Drum line/percussion studies

In 2005, ACA introduced Drum Line classes under director Chris McDonal. Drum Line and Percussion Studies perform at school concerts and sporting events. Arrowhead Drum Line has won the gold in the 1A Category for the 2nd year in a row.

| Competition | Result (medal awarded) |
|---|---|
| 2006 Heritage Festival | Silver |
| 2007 Heritage Festival | Silver |
| 2008 Heritage Festival | Gold |
| 2009 Heritage Festival | Gold |

==Cirque du ACA==
A fund-raising opportunity called the "Diamond Jubilee" was introduced in 2008. Held at the Orange Show in San Bernardino, the evening event included a sit-down dinner, live and silent auctions and entertainment.
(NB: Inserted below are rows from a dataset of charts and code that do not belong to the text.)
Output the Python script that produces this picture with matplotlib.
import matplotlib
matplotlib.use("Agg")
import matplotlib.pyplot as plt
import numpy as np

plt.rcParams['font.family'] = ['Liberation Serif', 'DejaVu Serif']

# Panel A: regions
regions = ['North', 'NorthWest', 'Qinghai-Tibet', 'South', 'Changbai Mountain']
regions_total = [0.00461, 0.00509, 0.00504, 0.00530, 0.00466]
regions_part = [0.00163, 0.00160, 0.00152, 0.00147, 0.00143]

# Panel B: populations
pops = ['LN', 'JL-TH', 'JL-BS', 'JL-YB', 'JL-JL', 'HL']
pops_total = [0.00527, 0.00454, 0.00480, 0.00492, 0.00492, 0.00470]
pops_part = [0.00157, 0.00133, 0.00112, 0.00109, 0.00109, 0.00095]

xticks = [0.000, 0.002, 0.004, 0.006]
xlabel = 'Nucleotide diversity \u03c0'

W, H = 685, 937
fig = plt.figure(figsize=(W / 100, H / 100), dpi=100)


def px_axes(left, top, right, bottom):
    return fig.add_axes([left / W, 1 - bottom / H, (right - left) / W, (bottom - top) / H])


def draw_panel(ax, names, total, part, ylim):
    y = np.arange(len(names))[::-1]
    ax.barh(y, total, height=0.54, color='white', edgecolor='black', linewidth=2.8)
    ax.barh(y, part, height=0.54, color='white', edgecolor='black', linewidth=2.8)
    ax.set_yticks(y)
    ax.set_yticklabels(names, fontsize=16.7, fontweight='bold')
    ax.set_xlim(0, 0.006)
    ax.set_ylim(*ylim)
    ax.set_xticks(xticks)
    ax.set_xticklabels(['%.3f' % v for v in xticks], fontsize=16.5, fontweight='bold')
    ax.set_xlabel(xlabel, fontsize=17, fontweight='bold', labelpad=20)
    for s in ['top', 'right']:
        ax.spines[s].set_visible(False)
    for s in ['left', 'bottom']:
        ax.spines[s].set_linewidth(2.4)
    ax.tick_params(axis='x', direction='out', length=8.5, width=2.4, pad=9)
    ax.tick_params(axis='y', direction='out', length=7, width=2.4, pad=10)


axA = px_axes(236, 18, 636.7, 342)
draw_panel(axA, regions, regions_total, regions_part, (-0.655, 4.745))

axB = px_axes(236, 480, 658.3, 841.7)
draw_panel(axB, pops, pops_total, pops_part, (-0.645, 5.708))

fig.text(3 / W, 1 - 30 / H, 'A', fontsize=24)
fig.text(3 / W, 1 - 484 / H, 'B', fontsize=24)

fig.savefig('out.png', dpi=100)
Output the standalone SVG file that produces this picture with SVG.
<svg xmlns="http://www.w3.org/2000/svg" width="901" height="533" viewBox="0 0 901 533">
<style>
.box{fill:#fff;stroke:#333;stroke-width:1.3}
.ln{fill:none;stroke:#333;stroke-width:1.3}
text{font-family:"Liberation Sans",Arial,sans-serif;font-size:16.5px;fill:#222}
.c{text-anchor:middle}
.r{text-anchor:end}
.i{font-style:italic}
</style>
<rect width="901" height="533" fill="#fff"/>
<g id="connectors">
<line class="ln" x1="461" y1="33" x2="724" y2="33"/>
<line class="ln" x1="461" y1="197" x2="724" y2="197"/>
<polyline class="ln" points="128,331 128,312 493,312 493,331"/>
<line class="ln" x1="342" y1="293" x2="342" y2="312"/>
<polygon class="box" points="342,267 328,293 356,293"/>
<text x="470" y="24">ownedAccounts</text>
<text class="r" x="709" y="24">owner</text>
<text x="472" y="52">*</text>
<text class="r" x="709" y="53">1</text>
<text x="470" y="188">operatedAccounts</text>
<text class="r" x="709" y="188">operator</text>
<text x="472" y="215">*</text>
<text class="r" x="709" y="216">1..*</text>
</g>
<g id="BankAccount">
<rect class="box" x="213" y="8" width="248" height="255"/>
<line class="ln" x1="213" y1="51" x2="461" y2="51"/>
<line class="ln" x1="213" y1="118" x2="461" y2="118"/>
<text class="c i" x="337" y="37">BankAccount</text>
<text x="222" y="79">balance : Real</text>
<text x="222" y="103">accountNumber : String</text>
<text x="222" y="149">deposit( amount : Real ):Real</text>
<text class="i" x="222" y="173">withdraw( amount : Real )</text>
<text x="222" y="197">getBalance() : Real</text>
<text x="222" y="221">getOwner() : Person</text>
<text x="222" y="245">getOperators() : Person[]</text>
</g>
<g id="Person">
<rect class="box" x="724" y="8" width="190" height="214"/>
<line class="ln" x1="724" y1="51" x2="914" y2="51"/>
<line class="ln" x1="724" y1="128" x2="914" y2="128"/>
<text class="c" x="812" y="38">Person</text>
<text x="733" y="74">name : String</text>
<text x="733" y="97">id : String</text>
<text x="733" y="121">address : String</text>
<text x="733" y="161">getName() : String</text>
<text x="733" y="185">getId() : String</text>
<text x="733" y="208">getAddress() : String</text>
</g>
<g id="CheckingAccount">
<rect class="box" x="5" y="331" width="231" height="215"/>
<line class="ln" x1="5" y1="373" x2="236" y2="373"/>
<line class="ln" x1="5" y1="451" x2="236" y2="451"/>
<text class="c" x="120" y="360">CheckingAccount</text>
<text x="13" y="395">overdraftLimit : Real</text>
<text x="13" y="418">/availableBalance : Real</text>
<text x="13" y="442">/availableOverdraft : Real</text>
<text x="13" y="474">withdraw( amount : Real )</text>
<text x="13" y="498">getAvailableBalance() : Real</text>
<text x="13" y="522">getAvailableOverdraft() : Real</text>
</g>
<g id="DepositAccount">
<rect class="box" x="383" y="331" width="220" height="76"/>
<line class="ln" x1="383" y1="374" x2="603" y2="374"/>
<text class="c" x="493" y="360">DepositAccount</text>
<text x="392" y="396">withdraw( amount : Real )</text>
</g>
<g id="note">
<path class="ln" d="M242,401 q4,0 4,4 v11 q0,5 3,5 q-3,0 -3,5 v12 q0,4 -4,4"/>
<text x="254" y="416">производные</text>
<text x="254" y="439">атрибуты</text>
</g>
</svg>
In 2010 the Diamond Jubilee was replaced with Cirque du ACA, a fundraiser with a carnival atmosphere. It included a silent auction, a live auction, entertainment in the form of dramatic and musical pieces, a performance by the YMCA Circus and bounce houses. These fundraisers will help ACA with expenditures such as improving campus facilities and donations to organizations in the Inland Empire.

==The International Student Program==
Arrowhead Christian provides an International Student Program for kids from other countries to come and study in the United States. Many international students find a host student (student that attends ACA) and the international student lives with the host student for the entire year.

| International student country | Population at school (percent all-time) |
|---|---|
| Korean | Approx. 10% |
| Chinese | Approx. 90% |

- These percents are only applicable to the international student population at ACA.